Data shown:
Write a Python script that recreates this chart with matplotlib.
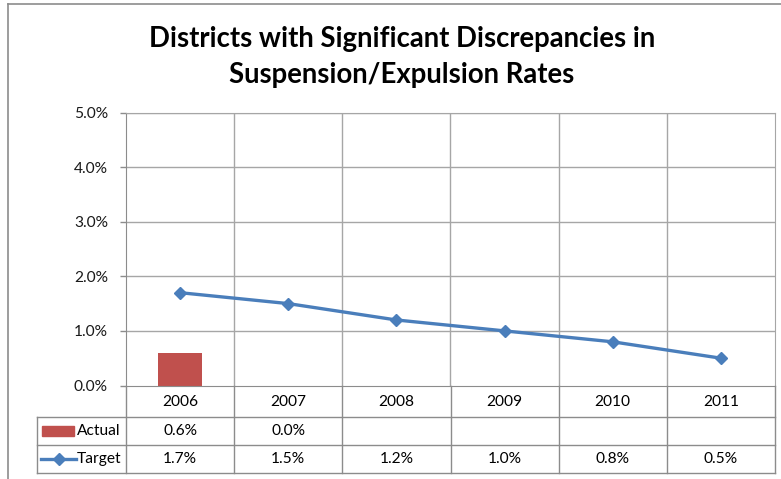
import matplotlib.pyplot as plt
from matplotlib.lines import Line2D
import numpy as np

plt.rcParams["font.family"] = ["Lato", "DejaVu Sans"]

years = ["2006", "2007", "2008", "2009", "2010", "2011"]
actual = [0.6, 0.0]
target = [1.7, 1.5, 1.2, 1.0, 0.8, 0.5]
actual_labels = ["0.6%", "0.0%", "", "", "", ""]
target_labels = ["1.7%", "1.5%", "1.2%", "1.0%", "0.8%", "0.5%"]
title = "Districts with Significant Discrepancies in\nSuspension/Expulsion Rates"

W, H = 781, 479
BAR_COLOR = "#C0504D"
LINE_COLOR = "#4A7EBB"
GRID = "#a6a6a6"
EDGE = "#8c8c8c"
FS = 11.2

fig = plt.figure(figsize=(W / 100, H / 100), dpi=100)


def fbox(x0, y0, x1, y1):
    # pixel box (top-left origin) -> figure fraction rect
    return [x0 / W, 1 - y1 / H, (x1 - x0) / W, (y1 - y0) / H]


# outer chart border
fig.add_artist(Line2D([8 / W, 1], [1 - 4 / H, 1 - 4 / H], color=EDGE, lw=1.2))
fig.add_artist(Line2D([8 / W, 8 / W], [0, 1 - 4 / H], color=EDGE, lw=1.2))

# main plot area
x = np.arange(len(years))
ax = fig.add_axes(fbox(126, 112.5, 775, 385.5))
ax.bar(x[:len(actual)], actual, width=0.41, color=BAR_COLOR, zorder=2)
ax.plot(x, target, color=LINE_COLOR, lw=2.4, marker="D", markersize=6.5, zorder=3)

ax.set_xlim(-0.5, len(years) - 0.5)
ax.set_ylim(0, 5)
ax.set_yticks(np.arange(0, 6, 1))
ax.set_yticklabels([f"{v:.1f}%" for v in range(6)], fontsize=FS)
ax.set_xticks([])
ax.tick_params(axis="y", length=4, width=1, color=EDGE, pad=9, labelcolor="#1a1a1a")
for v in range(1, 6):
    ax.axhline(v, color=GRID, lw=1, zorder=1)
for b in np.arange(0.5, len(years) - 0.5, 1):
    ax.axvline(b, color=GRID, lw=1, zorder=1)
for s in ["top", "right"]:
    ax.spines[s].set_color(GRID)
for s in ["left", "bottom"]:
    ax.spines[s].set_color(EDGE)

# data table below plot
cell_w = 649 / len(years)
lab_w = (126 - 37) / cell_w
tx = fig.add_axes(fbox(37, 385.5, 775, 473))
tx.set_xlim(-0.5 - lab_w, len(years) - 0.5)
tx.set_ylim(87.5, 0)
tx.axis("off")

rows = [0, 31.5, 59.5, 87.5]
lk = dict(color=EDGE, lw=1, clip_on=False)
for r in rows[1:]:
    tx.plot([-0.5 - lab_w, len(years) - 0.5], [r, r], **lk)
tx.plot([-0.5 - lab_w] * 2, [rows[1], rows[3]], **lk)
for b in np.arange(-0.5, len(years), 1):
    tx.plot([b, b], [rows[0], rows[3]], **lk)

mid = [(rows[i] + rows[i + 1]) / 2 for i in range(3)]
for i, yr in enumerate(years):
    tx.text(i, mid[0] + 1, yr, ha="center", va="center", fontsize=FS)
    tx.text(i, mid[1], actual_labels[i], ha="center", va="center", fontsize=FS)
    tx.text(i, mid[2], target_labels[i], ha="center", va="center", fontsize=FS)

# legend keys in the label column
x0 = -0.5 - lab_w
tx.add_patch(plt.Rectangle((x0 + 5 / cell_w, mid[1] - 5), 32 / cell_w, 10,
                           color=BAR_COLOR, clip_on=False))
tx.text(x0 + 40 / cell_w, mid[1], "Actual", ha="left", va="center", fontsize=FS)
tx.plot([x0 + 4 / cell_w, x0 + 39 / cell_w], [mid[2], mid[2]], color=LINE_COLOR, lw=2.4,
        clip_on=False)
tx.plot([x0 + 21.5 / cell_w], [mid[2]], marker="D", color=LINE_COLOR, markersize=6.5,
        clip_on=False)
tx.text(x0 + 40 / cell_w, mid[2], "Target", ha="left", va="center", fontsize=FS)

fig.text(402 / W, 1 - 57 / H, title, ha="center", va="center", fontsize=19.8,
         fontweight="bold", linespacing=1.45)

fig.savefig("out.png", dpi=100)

Work to be completed:
Find the lines above that contain the word "with" and collect them.

In response:
Write a Python script that recreates this chart with matplotlib.
title = "Districts with Significant Discrepancies in\nSuspension/Expulsion Rates"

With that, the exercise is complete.